Tuesday, February 02, 2010

ALEXIS ORGERA: DESTROYER

Couldn't let today pass without posting this link to a new essay up at HTMLGiant by Alexis Orgera called "Animal Instincts: Destroying the Cult of Reason":

Please enjoy. I certainly did. It's something I think about quite a lot--the notion that there is an ineffable something about the poems that floor us--something that can never be reduced to a list of gestures or a discussion of craft. And this is significantly why 1) poetry remains powerfully weird and 2) that teaching poetry writing is largely a matter of providing an atmosphere wherein students are excited to wander around in the dark BAM! As always, the things in a poem most worth talking about are the things that can't actually be talked out (not rationally, not methodically, not in terms of linear articulable instructions--and why on earth would anyone want to?), the unsayable said.

8 comments:

Anonymous said...

Thanks for posting, Matt. I just thought I'd say publicly that I'm really indebted to you for getting these ideas percolating in me noggin'.

Oh, and this:
teaching poetry writing is largely a matter of providing an atmosphere wherein students are excited to wander around in the dark BAM!

Love it.

Elisa said...

Hi, Matt,

I wholly agree with this part of your post: "there is an ineffable something about the poems that floor us--something that can never be reduced to a list of gestures or a discussion of craft." But I can't agree with the implied conclusion that it's not worth talking about gestures or craft. Yes, there is something inherently indescribable about great poetry, something that transcends "craft," but there are also many *describable* things about poetry, good and bad. This is true of any art, and it's why there's value in writing and criticism about architecture and music and yes, poetry, even though reading an essay is never the same experience as looking at a building or reading a poem. Luckily there is room in the world for both the essay and the poem.

Matt said...

Elisa,

I wholeheartedly agree with what you've said here, and think that craft is not only necessary, but fundamental to understanding, writing and reading poetry--a point by the way that I think Alexis' essay deals with beautifully (which is a big part of why I posted the link). That said, my sense as someone who teaches in an art school is that craft is often discussed at the expense of everything else, which I find tiresome and noodle-y. Suddenly, we wind up with seniors, who think the ONLY thing that matters is photo-realistic drawing skills, which unfortunately often leads to lifeless work. Craft is the thing that no one notices when the work is really good (the amazing and actually describable elephant in the room).
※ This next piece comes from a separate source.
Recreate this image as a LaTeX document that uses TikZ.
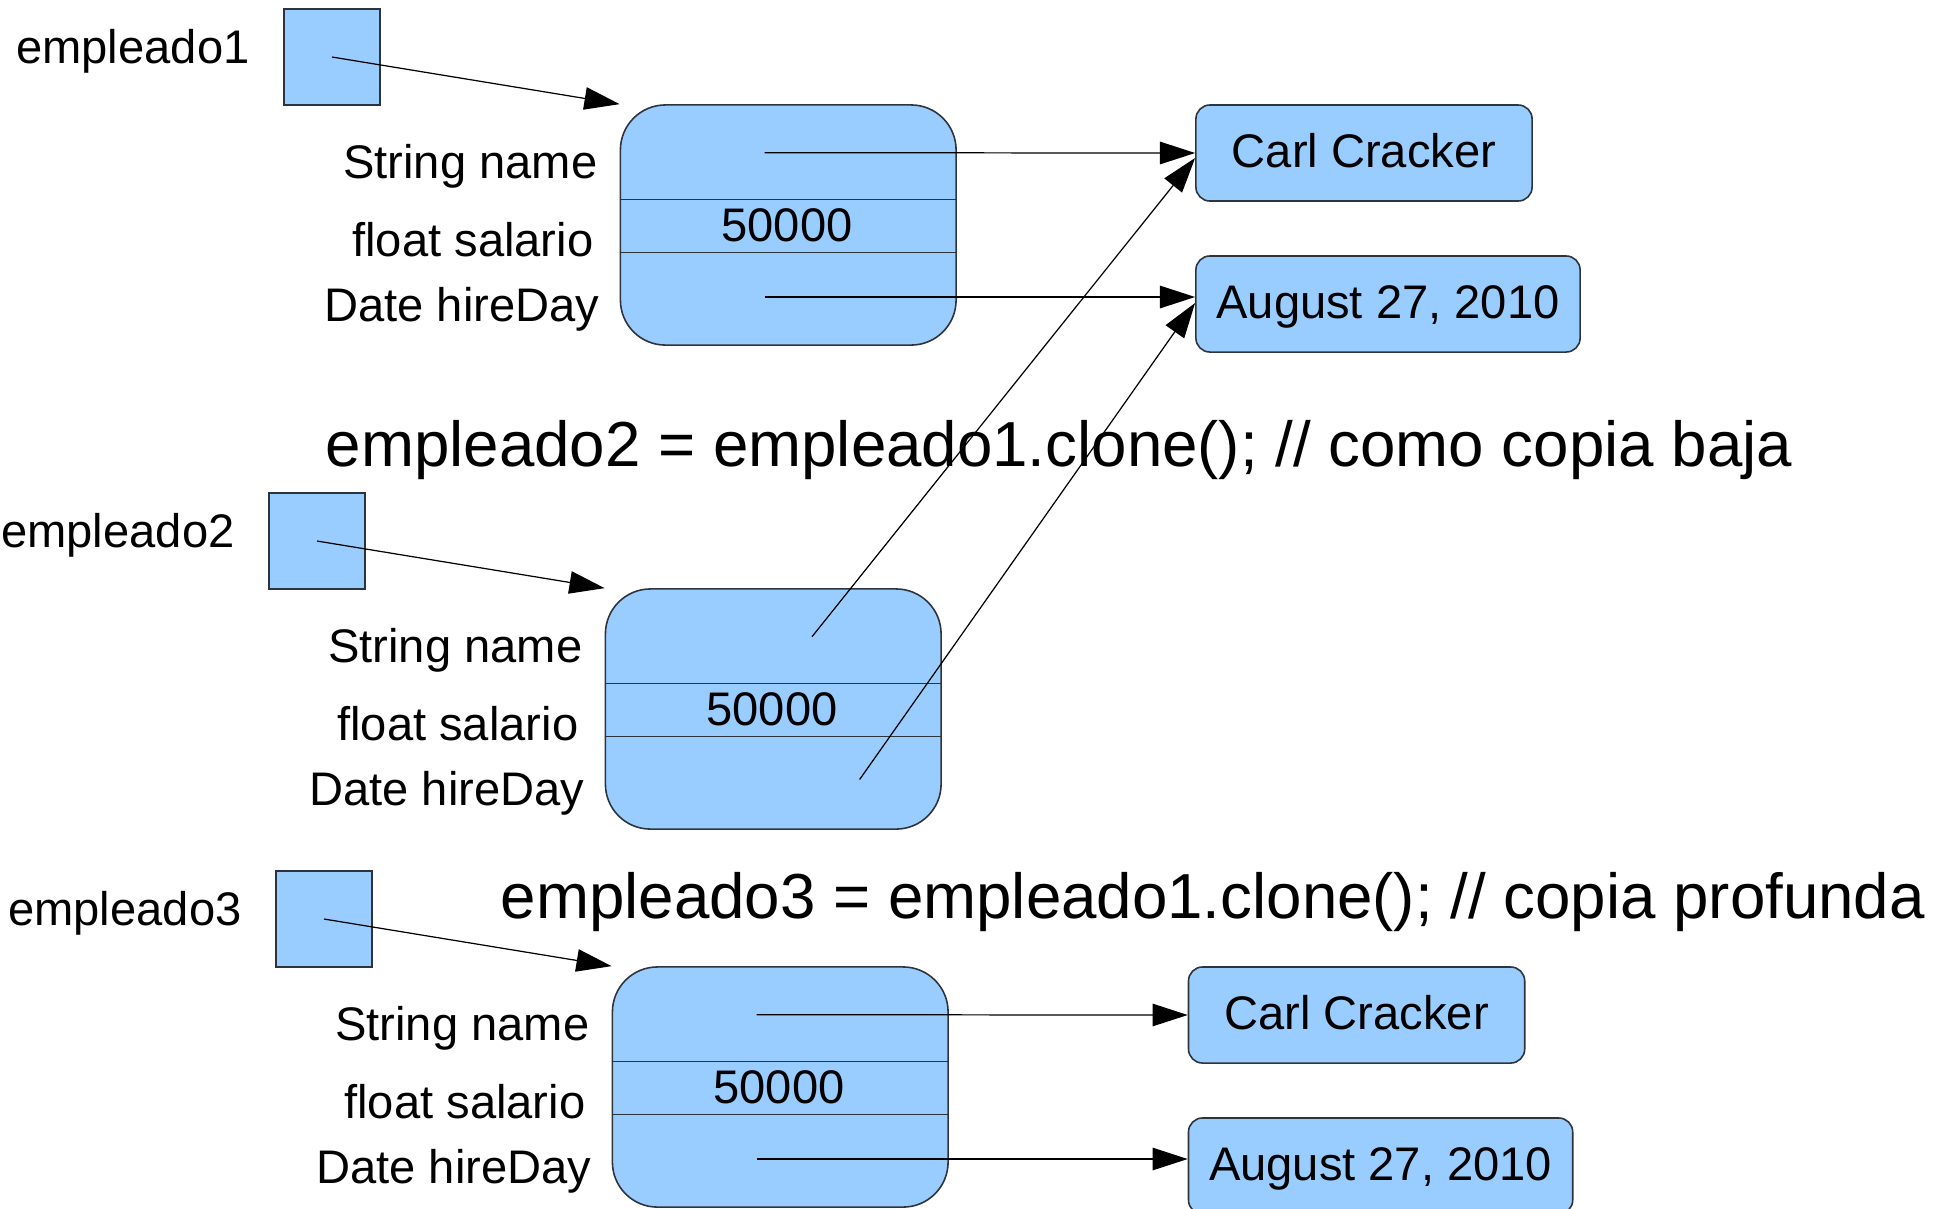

And by "no one," I don't mean other artists, I mean other people. I'm hoping to write poems for people--with people interests, not only poets (who happen to be people with poetry interests). As poets, and educators, it's our job to talk about craft--and to teach it--which I LOVE. But my hope would be that what we're after as artists is establishing the rules (I know, big HOPE...sigh), rather than just following the ones we can articulate. As a result, my wish is to help students learn to use craft, but also TRUST their instincts, especially when it comes to the unexpected. I really didn't mean to suggest that we should all be, as a friend of mine put it, ONLY "talking magic all the time" at the expense of craft. I just want to be able to do both.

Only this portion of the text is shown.